X offers three API tiers. Essential costs $100/month and supports 10,000 posts per month with basic rate limits (50 requests per 15 minutes). Pro costs $5,000/month, provides 1 million posts per month, and increases rate limits to 300 requests per 15 minutes. Enterprise pricing starts around $42,000/month and includes full historical archive access, real-time streaming, and dedicated support. Most marketing teams use Essential for single-account monitoring or Pro for agency work managing multiple clients. Enterprise tier is necessary only for large-scale social listening or research requiring complete historical data.
Which attribution model should I use for X analytics?
Start with time-decay attribution. It balances simplicity and realism by giving more credit to touchpoints closer to conversion while still acknowledging earlier interactions. Time-decay requires less data than data-driven models and is easier to explain to stakeholders than complex machine learning approaches. Once you accumulate 1,000+ conversions per month and have data science resources, test data-driven attribution for higher accuracy. Avoid last-click attribution unless your executive team demands extreme simplicity — it systematically undervalues X when the platform serves as initial discovery channel rather than final conversion touchpoint.
How often should Twitter analytics dashboards refresh?
Match refresh frequency to decision-making cadence. Executive summary dashboards refresh weekly (Monday morning) because leadership reviews performance weekly. Operational dashboards for campaign managers refresh daily at 2 AM to capture previous day's data, accounting for X API lag of 24-48 hours for complete engagement counts. Real-time dashboards (hourly refresh) make sense only during active events or high-budget campaign flights where immediate optimization decisions occur. Over-refreshing creates false precision — engagement metrics from 2 hours ago aren't stable enough for action. Under-refreshing causes missed opportunities when underperforming campaigns run unchecked for days.
What's a good engagement rate for X posts in 2026?
Organic post engagement rates average 0.5-2% across industries, calculated as total engagements (replies, retweets, likes, clicks) divided by impressions. B2B accounts typically see 0.3-1.2%, while B2C accounts with strong brand communities reach 1.5-3%. Rates below 0.3% indicate poor content-market fit, bot followers, or over-promotional content. Paid campaign engagement averages 1-3% depending on targeting precision and creative quality. Compare your performance to your own baseline trend rather than industry benchmarks — engagement rates vary dramatically by audience size, follower quality, and content strategy. Accounts with 50,000 engaged followers outperform accounts with 500,000 inactive followers despite smaller reach.
Can I access historical Twitter data beyond 90 days?

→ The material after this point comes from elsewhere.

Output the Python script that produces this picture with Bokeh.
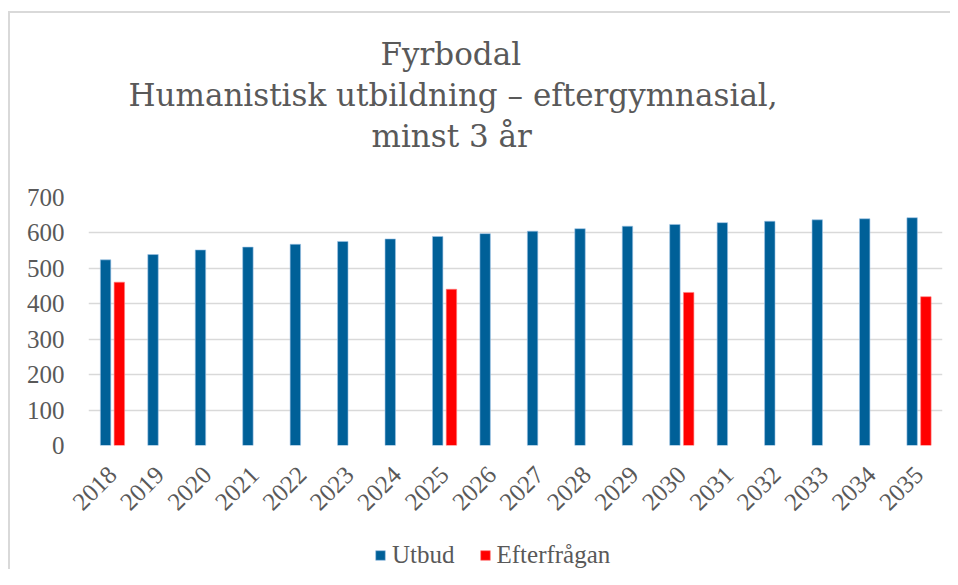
from math import pi
from bokeh.plotting import figure
from bokeh.layouts import column
from bokeh.models import (ColumnDataSource, FactorRange, FixedTicker, Title,
                          Legend, LegendItem)
from bokeh.transform import dodge
from bokeh.embed import file_html
from bokeh.resources import INLINE

years = [str(y) for y in range(2018, 2036)]
utbud = [524, 539, 552, 560, 568, 576, 583, 590, 598, 605, 612, 619, 624, 629, 633, 637, 640, 643]
efter_years = ["2018", "2025", "2030", "2035"]
efter_values = [461, 441, 432, 420]
y_ticks = [0, 100, 200, 300, 400, 500, 600, 700]
title_lines = ["Fyrbodal", "Humanistisk utbildning – eftergymnasial,", "minst 3 år"]
title_offsets = [292, 40, 283]
series_names = ["Utbud", "Efterfrågan"]

BLUE = "#006098"
RED = "#ff0000"
GREY = "#595959"
SERIF = "Liberation Serif"
TSERIF = "DejaVu Serif"

src_u = ColumnDataSource(dict(year=years, val=utbud))
src_e = ColumnDataSource(dict(year=efter_years, val=efter_values))

p = figure(frame_width=852, frame_height=246,
           x_range=FactorRange(factors=years), y_range=(0, 700),
           output_backend="svg", toolbar_location=None,
           min_border_left=78, min_border_right=10, min_border_top=184, min_border_bottom=92)
p.outline_line_color = None
p.styles = {"border-top": "2px solid #d9d9d9", "border-left": "2px solid #d9d9d9"}

p.vbar(x=dodge("year", -0.14, range=p.x_range), top="val", width=0.22, source=src_u,
       fill_color=BLUE, line_color="#9dc3e6", line_width=0.6)
p.vbar(x=dodge("year", 0.15, range=p.x_range), top="val", width=0.22, source=src_e,
       fill_color=RED, line_color="#ff8080", line_width=0.6)

p.xgrid.grid_line_color = None
p.ygrid.grid_line_color = "#d9d9d9"
p.ygrid.grid_line_width = 1.5
p.yaxis.ticker = FixedTicker(ticks=y_ticks)

for ax in (p.xaxis[0], p.yaxis[0]):
    ax.axis_line_color = None
    ax.major_tick_line_color = None
    ax.minor_tick_line_color = None
    ax.major_label_text_font = SERIF
    ax.major_label_text_font_size = "25px"
    ax.major_label_text_color = GREY
p.yaxis.major_label_standoff = 18
p.xaxis.major_label_orientation = pi / 4
p.xaxis.major_label_standoff = 19

# spacer between frame and title block
p.add_layout(Title(text=" ", text_font=TSERIF, text_font_size="31px", standoff=4), "above")
for line, off in reversed(list(zip(title_lines, title_offsets))):
    t = Title(text=line, align="left", text_font=TSERIF, text_font_size="31px",
              text_font_style="normal", text_color=GREY, offset=off, standoff=3)
    p.add_layout(t, "above")

# legend strip below the chart: same series, drawn out of view, only the legend shows
p2 = figure(frame_width=852, frame_height=34, x_range=p.x_range, y_range=(1000, 2000),
            output_backend="svg", toolbar_location=None,
            x_axis_location=None, y_axis_location=None,
            min_border_left=78, min_border_right=10, min_border_top=0, min_border_bottom=0)
p2.outline_line_color = None
p2.xgrid.grid_line_color = None
p2.ygrid.grid_line_color = None
p2.styles = {"border-left": "2px solid #d9d9d9"}
lr_u = p2.vbar(x="year", top="val", width=0.22, source=src_u,
               fill_color=BLUE, line_color="#9dc3e6", line_width=0.6)
lr_e = p2.vbar(x="year", top="val", width=0.22, source=src_e,
               fill_color=RED, line_color="#ff8080", line_width=0.6)

legend = Legend(items=[LegendItem(label=series_names[0], renderers=[lr_u]),
                       LegendItem(label=series_names[1], renderers=[lr_e])],
                orientation="horizontal", location=(286, 0),
                glyph_width=12, glyph_height=12, label_standoff=6, spacing=24,
                padding=0, margin=0, border_line_color=None, background_fill_alpha=0,
                label_text_font=SERIF, label_text_font_size="25px", label_text_color=GREY)
p2.add_layout(legend, "center")

layout = column(p, p2, spacing=0, margin=(11, 0, 0, 8))
open("out.html", "w").write(file_html(layout, INLINE))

Yes, through three methods. First, X Enterprise API (starting around $42,000/month) provides complete historical archive access back to the first tweet in 2006. Second, third-party data platforms that maintain their own historical X data archives offer access without requiring Enterprise API, though coverage varies by provider. Third, if you previously extracted X data via API and stored it in your warehouse, you retain that historical data regardless of current API tier. The key lesson: start archiving X data now if you haven't already — future analytics depend on historical baselines, and retroactive data collection is expensive or impossible without Enterprise access.
How much time does analytics automation actually save?
Marketing data analysts report saving 70-80% of time previously spent on manual data collection, CSV exports, and dashboard updates when moving from manual to automated workflows. A typical analyst spending 10-15 hours per week on X reporting reduces that to 2-3 hours with full automation. The saved time shifts to higher-value activities: deeper analysis, insight generation, testing hypotheses, and strategic recommendations. Automation also eliminates human error in data transfers and ensures consistency across reporting periods. The ROI calculation: if an analyst costs $75/hour and automation saves 10 hours per week, that's $3,000 monthly savings per analyst — which justifies significant automation tooling investment.